In other news outside the recording studio, the January 21 issue of Variety magazine announced the upcoming Isle Of Wight Festival of Music, a five-day musical extravaganza slated for August on the small island located off the south coast of England. Of the event, Variety explains, “The first two days will be a film fest. It is hoped to premier a couple of films of the Easy Rider genre [Murray Lerner’s acclaimed Festival!, a documentary about the Newport Folk Festival, was one of the films scheduled]. The remainder will be a conventional progressive pop bash with about 30 acts taking part. Policy is to not book more than two big names as crowd pullers as they tend to overshadow other acts. No bookings have yet been made.”

Events

January 28th, 1970

Billed as the "Winter Festival For Peace," Peter Yarrow (Peter, Paul & Mary) and Sid Bernstein, event producers, announced that their services would be donated and that all proceeds of the event will go to the Vietnam Moratorium effort. The five-hour festival slated from 8 p.m. to 1 a.m. will feature Harry Belafonte; Blood, Sweat & Tears; Dave Brubeck; Richie Havens; Mother Earth; Peter, Paul & Mary; The Rascals; The Cast of Hair; Judy Collins, and Jimi Hendrix & his Band Of Gypsys.

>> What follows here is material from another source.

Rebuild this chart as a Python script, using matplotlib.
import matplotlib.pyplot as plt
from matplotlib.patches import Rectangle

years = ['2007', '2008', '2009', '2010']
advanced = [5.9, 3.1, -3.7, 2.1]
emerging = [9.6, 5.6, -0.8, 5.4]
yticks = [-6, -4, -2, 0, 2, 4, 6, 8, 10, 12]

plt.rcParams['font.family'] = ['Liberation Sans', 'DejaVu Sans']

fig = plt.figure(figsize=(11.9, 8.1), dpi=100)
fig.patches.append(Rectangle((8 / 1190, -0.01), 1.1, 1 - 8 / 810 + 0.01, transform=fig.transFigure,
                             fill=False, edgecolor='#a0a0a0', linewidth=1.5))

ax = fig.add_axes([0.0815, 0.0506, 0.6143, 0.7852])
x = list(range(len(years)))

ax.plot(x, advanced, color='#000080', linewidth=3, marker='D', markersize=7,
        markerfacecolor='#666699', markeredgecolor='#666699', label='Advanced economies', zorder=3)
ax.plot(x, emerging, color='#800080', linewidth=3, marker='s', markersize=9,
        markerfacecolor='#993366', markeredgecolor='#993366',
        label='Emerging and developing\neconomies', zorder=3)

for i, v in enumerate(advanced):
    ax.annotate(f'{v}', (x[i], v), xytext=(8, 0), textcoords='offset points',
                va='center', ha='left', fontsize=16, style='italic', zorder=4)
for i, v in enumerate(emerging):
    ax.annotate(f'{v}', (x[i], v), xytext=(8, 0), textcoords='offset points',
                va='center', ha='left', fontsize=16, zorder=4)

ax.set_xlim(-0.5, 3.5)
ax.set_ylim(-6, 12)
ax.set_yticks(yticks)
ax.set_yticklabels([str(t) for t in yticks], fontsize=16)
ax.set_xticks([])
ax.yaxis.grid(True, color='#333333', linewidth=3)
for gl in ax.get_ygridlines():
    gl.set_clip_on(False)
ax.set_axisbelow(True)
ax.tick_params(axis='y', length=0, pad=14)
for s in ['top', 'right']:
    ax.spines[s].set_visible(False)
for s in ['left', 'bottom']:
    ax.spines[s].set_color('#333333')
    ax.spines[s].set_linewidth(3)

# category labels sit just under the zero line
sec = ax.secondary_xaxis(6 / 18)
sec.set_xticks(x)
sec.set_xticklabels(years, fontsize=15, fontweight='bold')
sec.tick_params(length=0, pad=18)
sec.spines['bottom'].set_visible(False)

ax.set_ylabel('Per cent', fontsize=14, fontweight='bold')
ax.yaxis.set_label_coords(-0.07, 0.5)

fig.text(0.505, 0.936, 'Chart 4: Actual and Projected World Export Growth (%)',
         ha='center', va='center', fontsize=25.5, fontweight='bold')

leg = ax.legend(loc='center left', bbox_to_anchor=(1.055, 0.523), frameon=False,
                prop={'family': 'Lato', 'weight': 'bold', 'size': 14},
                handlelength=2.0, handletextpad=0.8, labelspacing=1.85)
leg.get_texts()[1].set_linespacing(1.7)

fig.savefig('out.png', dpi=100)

Suffering from exhaustion and the effects of a drink laced with an unknown substance taken before the show, Hendrix failed to execute his musical plans this evening. Having completed just two songs, "Who Knows" and "Earth Blues" the only thing Hendrix could do at that point was drop his guitar and sit down on the stage, meanwhile Miles and Cox continue to roll through the back beats. As Alfred Aronowitz later recalled in his New York Post column, "The crowd has already gotten twice its money's worth when Jimi Hendrix stopped playing in the middle of his second number, said 'That's what happens when Earth ***** with Space, never forget that, that's what happens.'" ... "Jimi got up, put his guitar down and walked offstage."

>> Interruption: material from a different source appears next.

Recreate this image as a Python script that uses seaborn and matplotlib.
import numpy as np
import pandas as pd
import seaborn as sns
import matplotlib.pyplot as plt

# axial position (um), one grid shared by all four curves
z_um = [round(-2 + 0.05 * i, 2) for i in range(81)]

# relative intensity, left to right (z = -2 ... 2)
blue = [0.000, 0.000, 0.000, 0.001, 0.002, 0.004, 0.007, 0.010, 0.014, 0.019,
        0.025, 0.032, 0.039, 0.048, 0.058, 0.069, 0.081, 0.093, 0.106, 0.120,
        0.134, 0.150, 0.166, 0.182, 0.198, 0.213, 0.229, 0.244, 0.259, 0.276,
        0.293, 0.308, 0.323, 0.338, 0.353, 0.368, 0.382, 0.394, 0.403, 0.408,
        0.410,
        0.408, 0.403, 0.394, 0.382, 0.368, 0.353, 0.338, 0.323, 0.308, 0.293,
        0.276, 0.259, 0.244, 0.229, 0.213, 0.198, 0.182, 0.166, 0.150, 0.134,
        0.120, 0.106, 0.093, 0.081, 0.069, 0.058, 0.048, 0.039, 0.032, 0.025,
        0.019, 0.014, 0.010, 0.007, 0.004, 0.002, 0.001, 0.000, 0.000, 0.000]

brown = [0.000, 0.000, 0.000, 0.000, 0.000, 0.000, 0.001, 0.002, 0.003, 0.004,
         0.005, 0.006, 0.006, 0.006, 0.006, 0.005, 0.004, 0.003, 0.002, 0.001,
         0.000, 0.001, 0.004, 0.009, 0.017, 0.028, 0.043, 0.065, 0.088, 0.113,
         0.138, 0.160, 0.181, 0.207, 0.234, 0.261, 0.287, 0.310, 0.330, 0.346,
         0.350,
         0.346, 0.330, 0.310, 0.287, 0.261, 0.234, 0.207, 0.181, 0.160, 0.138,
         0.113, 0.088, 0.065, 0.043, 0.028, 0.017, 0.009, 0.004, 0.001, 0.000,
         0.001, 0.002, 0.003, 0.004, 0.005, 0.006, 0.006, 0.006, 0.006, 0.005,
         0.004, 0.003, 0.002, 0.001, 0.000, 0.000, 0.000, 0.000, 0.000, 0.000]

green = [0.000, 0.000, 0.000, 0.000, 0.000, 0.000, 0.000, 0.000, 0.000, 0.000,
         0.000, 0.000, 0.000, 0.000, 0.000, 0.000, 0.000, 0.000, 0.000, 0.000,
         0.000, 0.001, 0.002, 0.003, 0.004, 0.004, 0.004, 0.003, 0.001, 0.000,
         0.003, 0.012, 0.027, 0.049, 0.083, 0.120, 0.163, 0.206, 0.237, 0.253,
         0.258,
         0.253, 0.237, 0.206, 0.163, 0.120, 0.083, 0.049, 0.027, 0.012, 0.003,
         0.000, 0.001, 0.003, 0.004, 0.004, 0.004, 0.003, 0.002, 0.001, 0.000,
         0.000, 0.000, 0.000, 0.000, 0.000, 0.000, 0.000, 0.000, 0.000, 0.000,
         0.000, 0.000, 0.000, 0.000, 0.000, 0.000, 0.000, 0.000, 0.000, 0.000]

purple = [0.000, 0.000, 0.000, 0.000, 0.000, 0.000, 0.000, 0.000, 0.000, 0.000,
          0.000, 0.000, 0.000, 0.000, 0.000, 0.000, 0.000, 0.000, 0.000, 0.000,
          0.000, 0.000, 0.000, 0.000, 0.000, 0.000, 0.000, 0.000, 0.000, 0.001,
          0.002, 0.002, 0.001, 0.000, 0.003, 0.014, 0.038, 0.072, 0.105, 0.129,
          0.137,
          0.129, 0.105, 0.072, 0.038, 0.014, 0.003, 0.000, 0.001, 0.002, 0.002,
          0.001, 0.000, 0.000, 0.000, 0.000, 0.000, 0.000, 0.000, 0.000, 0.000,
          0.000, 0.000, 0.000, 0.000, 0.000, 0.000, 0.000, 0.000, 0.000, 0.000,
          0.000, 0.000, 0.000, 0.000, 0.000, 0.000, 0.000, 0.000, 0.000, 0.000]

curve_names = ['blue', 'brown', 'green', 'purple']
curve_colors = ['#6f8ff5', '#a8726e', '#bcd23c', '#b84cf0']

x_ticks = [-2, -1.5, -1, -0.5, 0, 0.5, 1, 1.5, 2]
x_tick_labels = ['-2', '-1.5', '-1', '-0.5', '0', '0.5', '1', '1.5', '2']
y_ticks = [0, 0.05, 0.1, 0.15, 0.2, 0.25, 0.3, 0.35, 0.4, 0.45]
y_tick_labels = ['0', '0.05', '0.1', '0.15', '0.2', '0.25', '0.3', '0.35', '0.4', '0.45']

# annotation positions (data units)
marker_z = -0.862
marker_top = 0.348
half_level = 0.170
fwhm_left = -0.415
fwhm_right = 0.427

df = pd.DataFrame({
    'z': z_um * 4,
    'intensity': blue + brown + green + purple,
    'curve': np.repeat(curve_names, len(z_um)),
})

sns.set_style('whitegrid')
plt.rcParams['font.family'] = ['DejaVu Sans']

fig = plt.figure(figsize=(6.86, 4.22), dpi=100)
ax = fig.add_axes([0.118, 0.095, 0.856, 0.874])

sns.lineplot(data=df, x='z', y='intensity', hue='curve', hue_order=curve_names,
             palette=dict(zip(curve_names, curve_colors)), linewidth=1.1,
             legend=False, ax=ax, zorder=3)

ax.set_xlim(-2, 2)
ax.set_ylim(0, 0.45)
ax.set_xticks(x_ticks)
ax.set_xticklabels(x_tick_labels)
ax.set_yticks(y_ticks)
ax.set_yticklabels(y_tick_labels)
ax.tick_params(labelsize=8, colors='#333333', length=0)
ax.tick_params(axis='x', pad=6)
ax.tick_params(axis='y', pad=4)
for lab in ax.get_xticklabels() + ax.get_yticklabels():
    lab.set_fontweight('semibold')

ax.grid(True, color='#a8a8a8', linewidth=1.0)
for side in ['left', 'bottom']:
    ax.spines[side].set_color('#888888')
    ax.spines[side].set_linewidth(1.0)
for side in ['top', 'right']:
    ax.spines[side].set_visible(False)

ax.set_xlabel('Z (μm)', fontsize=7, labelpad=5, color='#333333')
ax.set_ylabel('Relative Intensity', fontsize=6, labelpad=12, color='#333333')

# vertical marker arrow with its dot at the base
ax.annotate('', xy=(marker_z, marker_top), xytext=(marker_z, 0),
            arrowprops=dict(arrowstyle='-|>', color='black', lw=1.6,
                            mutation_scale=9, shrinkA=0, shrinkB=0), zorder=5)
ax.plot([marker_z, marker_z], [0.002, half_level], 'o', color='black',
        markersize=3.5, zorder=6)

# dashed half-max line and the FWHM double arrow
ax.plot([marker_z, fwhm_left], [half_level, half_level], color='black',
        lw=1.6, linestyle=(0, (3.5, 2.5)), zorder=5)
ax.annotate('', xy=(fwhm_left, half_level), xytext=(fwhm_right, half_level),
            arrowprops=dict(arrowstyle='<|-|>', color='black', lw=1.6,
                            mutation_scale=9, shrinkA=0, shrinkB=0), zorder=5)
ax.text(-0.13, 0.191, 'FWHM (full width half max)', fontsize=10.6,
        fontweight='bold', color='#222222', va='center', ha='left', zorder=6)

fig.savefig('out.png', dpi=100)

"When he came off stage," explained Alan Douglas "he actually fell off the apron. At first I thought he was hurt, but he wasn't. I then ran backstage to the dressing room to see if in fact he was okay. There he was sitting playing the guitar and smiling. I don't know what went through his mind when he was on stage, but the first thing I noticed, it looked like he was having a big rhythm problem. I think he just got fed up."

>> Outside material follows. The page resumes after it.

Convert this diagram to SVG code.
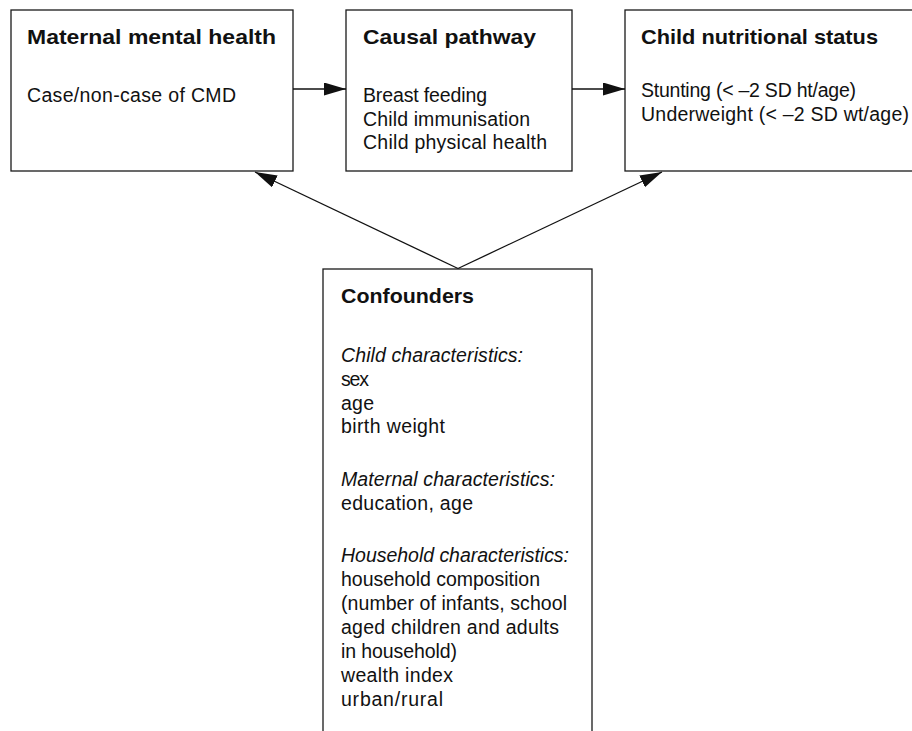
<svg xmlns="http://www.w3.org/2000/svg" width="912" height="731" viewBox="0 0 912 731">
<style>
.box{fill:#fff;stroke:#1a1a1a;stroke-width:1.3}
.t{font-family:"Liberation Sans",Arial,sans-serif;font-size:19.5px;fill:#111}
.b{font-weight:bold;font-size:21px}
.i{font-style:italic}
.c{stroke:#111;stroke-width:1.3;fill:none}
</style>
<defs>
<marker id="ah" markerUnits="userSpaceOnUse" markerWidth="24" markerHeight="14" refX="22" refY="6.5" orient="auto">
<path d="M0,0 L22,6.5 L0,13 z" fill="#111"/>
</marker>
</defs>
<rect width="912" height="731" fill="#fff"/>
<g id="maternal">
<rect class="box" x="11" y="10" width="282" height="161"/>
<text class="t b" x="27" y="44" textLength="249" lengthAdjust="spacingAndGlyphs">Maternal mental health</text>
<text class="t" x="27" y="102" textLength="209">Case/non-case of CMD</text>
</g>
<g id="causal">
<rect class="box" x="346" y="10" width="226" height="161"/>
<text class="t b" x="363" y="44" textLength="173" lengthAdjust="spacingAndGlyphs">Causal pathway</text>
<text class="t" x="363" y="102" textLength="124">Breast feeding</text>
<text class="t" x="363" y="125.5" textLength="167">Child immunisation</text>
<text class="t" x="363" y="149" textLength="184">Child physical health</text>
</g>
<g id="nutrition">
<rect class="box" x="625" y="10" width="300" height="161"/>
<text class="t b" x="641" y="44" textLength="237" lengthAdjust="spacingAndGlyphs">Child nutritional status</text>
<text class="t" x="641" y="97" textLength="215">Stunting (&lt; –2 SD ht/age)</text>
<text class="t" x="641" y="120.5" textLength="268">Underweight (&lt; –2 SD wt/age)</text>
</g>
<g id="confounders">
<rect class="box" x="323" y="269" width="269" height="480"/>
<text class="t b" x="341" y="303" textLength="133" lengthAdjust="spacingAndGlyphs">Confounders</text>
<text class="t i" x="341" y="362" textLength="182">Child characteristics:</text>
<text class="t" x="341" y="386" textLength="28">sex</text>
<text class="t" x="341" y="409.5" textLength="33">age</text>
<text class="t" x="341" y="433" textLength="104">birth weight</text>
<text class="t i" x="341" y="486" textLength="214">Maternal characteristics:</text>
<text class="t" x="341" y="510" textLength="132">education, age</text>
<text class="t i" x="341" y="562" textLength="228">Household characteristics:</text>
<text class="t" x="341" y="586" textLength="199">household composition</text>
<text class="t" x="341" y="610" textLength="226">(number of infants, school</text>
<text class="t" x="341" y="634" textLength="218">aged children and adults</text>
<text class="t" x="341" y="658" textLength="116">in household)</text>
<text class="t" x="341" y="682" textLength="112">wealth index</text>
<text class="t" x="341" y="706" textLength="102">urban/rural</text>
</g>
<g id="connectors">
<line class="c" x1="293" y1="89" x2="346" y2="89" marker-end="url(#ah)"/>
<line class="c" x1="572" y1="89" x2="625" y2="89" marker-end="url(#ah)"/>
<line class="c" x1="458" y1="268.5" x2="255" y2="172" marker-end="url(#ah)"/>
<line class="c" x1="458" y1="268.5" x2="662" y2="172" marker-end="url(#ah)"/>
</g>
</svg>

Backstage, Jimi meets Johnny Winter. In recounting the meeting Winter explains, "I saw Jimi backstage at the Madison Square Garden concert, the one where he just couldn't play. When I saw him, it have me chills. It was the most horrible thing I'd ever seen. He came in with this entourage of people, and it was like he was already dead. He just walked in - and even though Jimi and I weren't the greatest of friends, we always talked, always - and he came in with his head down, sat on the couch alone, and put his head in his hands. He didn't say a word to anybody, and no one spoke to him. He didn't move until it was time for the show. He really wanted to do that gig, but he never should have. It wasn't that it was bad, but his whole thing was inspiration, and there wasn't any. It was just completely uninspired; finally, right in the middle of a song, he just took his guitar off, sat on the stage - the band was still playing - and told the audience, "I'm sorry, we just can't get it together." One of his people said he was sick, and lead him off stage. He was just so unhappy that there was no way that he could play the show. It didn't have anything to do with the group - he had already died!"